start

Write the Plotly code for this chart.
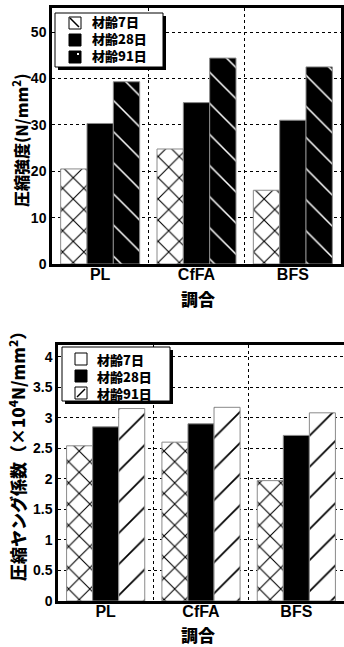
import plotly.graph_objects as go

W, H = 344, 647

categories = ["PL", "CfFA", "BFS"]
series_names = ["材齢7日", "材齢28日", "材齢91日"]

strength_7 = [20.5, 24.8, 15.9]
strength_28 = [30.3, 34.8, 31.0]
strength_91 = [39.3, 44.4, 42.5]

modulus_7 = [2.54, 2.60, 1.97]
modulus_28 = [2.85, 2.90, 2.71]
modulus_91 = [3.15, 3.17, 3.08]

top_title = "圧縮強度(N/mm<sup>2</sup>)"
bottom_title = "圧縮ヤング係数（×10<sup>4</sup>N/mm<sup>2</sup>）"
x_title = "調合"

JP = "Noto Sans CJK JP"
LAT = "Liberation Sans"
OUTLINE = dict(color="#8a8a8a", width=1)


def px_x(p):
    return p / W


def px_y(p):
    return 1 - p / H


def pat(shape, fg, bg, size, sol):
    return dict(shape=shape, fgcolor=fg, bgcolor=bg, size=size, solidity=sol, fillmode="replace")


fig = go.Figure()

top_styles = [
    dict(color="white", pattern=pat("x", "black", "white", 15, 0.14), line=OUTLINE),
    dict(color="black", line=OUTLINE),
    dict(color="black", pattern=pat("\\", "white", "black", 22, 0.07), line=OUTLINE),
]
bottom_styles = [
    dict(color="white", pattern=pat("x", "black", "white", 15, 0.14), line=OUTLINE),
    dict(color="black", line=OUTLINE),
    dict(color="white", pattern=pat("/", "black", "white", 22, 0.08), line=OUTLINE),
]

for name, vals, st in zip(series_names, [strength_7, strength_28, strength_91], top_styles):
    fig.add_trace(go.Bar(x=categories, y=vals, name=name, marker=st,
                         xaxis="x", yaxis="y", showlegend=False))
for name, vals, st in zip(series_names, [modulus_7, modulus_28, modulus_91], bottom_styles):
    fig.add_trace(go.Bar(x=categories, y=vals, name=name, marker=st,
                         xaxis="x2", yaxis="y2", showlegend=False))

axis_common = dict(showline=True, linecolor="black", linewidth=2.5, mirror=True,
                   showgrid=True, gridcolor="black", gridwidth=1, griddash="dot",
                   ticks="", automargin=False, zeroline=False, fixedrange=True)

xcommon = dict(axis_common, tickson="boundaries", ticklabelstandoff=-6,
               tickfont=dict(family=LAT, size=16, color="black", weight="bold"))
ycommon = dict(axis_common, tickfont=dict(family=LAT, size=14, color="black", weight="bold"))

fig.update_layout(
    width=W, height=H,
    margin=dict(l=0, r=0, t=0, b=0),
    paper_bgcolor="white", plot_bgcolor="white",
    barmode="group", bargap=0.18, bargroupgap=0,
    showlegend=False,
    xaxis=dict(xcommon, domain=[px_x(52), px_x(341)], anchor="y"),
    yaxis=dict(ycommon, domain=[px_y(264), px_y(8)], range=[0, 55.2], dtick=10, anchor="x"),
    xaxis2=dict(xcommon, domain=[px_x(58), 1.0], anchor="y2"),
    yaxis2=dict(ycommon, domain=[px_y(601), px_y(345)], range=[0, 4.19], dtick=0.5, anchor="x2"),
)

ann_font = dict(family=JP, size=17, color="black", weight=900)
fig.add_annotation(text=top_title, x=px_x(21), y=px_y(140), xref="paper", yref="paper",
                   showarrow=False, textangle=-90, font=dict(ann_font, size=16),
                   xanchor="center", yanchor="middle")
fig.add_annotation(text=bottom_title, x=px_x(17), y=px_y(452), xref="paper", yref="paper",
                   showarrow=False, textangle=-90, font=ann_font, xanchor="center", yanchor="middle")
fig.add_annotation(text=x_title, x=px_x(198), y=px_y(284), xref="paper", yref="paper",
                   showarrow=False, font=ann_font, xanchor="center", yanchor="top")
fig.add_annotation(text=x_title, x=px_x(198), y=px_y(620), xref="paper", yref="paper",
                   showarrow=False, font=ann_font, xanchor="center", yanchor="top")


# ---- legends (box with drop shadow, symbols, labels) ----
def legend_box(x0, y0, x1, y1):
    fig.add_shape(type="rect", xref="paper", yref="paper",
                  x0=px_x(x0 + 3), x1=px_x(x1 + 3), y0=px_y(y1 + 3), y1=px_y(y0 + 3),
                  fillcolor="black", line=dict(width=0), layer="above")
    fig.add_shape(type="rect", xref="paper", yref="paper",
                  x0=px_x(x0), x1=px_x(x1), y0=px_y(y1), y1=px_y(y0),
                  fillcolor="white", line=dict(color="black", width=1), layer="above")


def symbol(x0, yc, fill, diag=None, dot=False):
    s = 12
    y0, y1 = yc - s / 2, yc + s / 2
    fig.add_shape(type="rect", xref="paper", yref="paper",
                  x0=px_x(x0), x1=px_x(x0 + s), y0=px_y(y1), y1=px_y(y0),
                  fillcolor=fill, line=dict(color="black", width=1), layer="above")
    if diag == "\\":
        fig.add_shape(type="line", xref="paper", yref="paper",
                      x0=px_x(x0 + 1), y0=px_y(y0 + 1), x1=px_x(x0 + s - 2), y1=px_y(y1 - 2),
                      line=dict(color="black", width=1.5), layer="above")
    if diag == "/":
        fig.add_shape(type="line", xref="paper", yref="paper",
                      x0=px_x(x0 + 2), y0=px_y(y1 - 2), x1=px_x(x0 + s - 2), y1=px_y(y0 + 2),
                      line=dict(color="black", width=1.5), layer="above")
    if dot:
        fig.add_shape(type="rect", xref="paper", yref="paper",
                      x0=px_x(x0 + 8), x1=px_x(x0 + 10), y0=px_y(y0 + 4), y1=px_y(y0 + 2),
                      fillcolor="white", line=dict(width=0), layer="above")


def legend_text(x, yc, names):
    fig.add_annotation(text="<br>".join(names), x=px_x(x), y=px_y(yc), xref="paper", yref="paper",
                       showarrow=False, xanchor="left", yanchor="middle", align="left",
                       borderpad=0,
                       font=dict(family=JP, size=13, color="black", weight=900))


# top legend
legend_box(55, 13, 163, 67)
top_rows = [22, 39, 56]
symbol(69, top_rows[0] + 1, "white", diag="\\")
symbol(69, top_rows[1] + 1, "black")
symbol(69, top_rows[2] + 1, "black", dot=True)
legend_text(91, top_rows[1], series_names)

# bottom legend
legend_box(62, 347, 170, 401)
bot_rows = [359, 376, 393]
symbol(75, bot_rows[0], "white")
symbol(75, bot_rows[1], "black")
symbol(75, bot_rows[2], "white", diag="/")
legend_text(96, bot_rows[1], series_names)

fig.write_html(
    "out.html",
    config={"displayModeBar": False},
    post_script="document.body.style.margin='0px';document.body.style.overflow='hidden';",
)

end

Leave out any pictures and return exactly the lines from the beginning of the data through the line with "strength_91 = [39.3, 44.4, 42.5]", inclusive.

* _SOLVED EXERCISE_
Write the Plotly code for this chart.
import plotly.graph_objects as go

W, H = 344, 647

categories = ["PL", "CfFA", "BFS"]
series_names = ["材齢7日", "材齢28日", "材齢91日"]

strength_7 = [20.5, 24.8, 15.9]
strength_28 = [30.3, 34.8, 31.0]
strength_91 = [39.3, 44.4, 42.5]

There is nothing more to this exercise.